B. LA DIFFICILE ÉMERGENCE DE CHAMPIONS INDUSTRIELS FRANÇAIS
La filière photovoltaïque repose sur un grand nombre d'activités : production de silicium, fabrication de cellules et de modules, assemblage, matériel électrique (onduleurs, connectique...), ingénierie et installation...
Ces segments se distinguent par la part qu'ils prennent dans la valeur ajoutée ou dans le nombre d'emplois, par la compétitivité des entreprises françaises, les perspectives de développement à l'export ou le rôle respectif des petites et des grandes entreprises, des acteurs historiques et des « jeunes pousses » innovantes.
1. Des enjeux différents à l'amont et à l'aval
La filière photovoltaïque compte aujourd'hui environ 25 000 emplois directs.
Portée par un très grand nombre de PME et PMI dynamiques, la filière est présente sur l'ensemble de la chaîne : production de cellules, auxiliaires électriques, installation de panneaux...
Or plus des deux tiers des emplois sont concentrés sur l'ingénierie et l'installation , qui ne regroupent que 20 % de valeur ajoutée :
DÉCOMPOSITION EN VALEUR AJOUTÉE ET EN
EMPLOIS
Rapport de la concertation avec les acteurs concernés par le développement de la filière photovoltaïque (rapport Charpin-Trink), 17 février 2011 |
La partie amont de la filière est en effet celle qui est soumise le plus directement à la concurrence internationale, notamment au niveau des prix. Les emplois de l'ingénierie et de l'installation présentent, eux, moins de risques de délocalisation.
La direction de l'énergie 18 ( * ) indique en conséquence que, en raison du faible développement de la partie amont de la filière, la balance commerciale du secteur est négative de 1,5 milliard d'euros en 2010, les importations ayant triplé de volume depuis 2008.
2. Une filière peu structurée
À la différence de certaines filières industrielles telles que l'automobile ou l'aéronautique, l'industrie aéronautique ne connaît pas de « leader » naturel autour duquel s'organiserait un réseau de sous-traitants.
Si les grandes entreprises françaises du secteur de l'énergie sont présentes dans le secteur photovoltaïque, par l'intermédiaire de filiales, le tissu industriel se caractérise par la présence de très nombreuses petites et moyennes entreprises.
Le rapport Charpin de juillet 2010 constate ainsi que « les grands industriels français se sont peu mobilisés pour le photovoltaïque à ce stade, à l'exception d'EDF EN ».

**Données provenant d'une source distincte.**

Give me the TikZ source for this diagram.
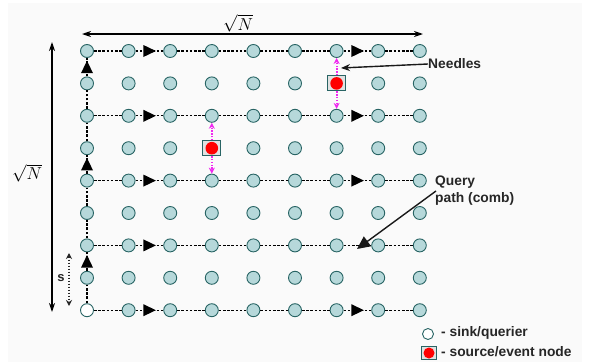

LE CAS EMBLÉMATIQUE DE LA SOCIÉTÉ PHOTOWATT La société Photowatt est l'un des pionniers de l'industrie photovoltaïque en France. Créée en 1979, elle s'est développée considérablement à partir des années 1990 pour devenir l'un des leaders de la fabrication de cellules et de modules photovoltaïques. C'est le seul acteur, en France, qui intervient de manière intégrée sur tout l'amont de la filière du silicium cristallin, de la production de silicium à la fabrication de modules. La croissance de l'entreprise n'a toutefois pas suivi, ces dernières années, celle du marché national. Ainsi, l'entreprise chinoise Suntech, avec qui Photowatt faisait jeu égal au début des années 2000, avait à la fin 2010 une capacité de production de 1 800 MW contre 70 MW pour Photowatt. Plusieurs facteurs ont été avancés pour expliquer une telle différence de parcours : manque d'investissements qui a empêché d'atteindre une taille permettant des économies d'échelle, politique commerciale de l'actionnaire canadien, achat par les clients français de panneaux chinois sur le seul critère du coût... Au total, Photowatt, pourtant soutenu par les pouvoirs publics, apparaît comme un symbole des difficultés de la filière française à s'engager sur un cycle de développement à la mesure du potentiel du marché. Début 2011, l'entreprise a annoncé la suppression de 195 postes et de 136 intérimaires sur un total de 670 employés, une partie de la production étant transférée vers un autre pays. Le succès de la société à l'avenir pourrait dépendre de la réussite des projets de recherche auxquels elle participe, tels que ceux du consortium PV Alliance. |
* 18 La direction de l'énergie est rattachée à la fois au ministère de l'écologie, du développement durable, des transports et du logement et au ministère de l'économie, des finances et de l'industrie.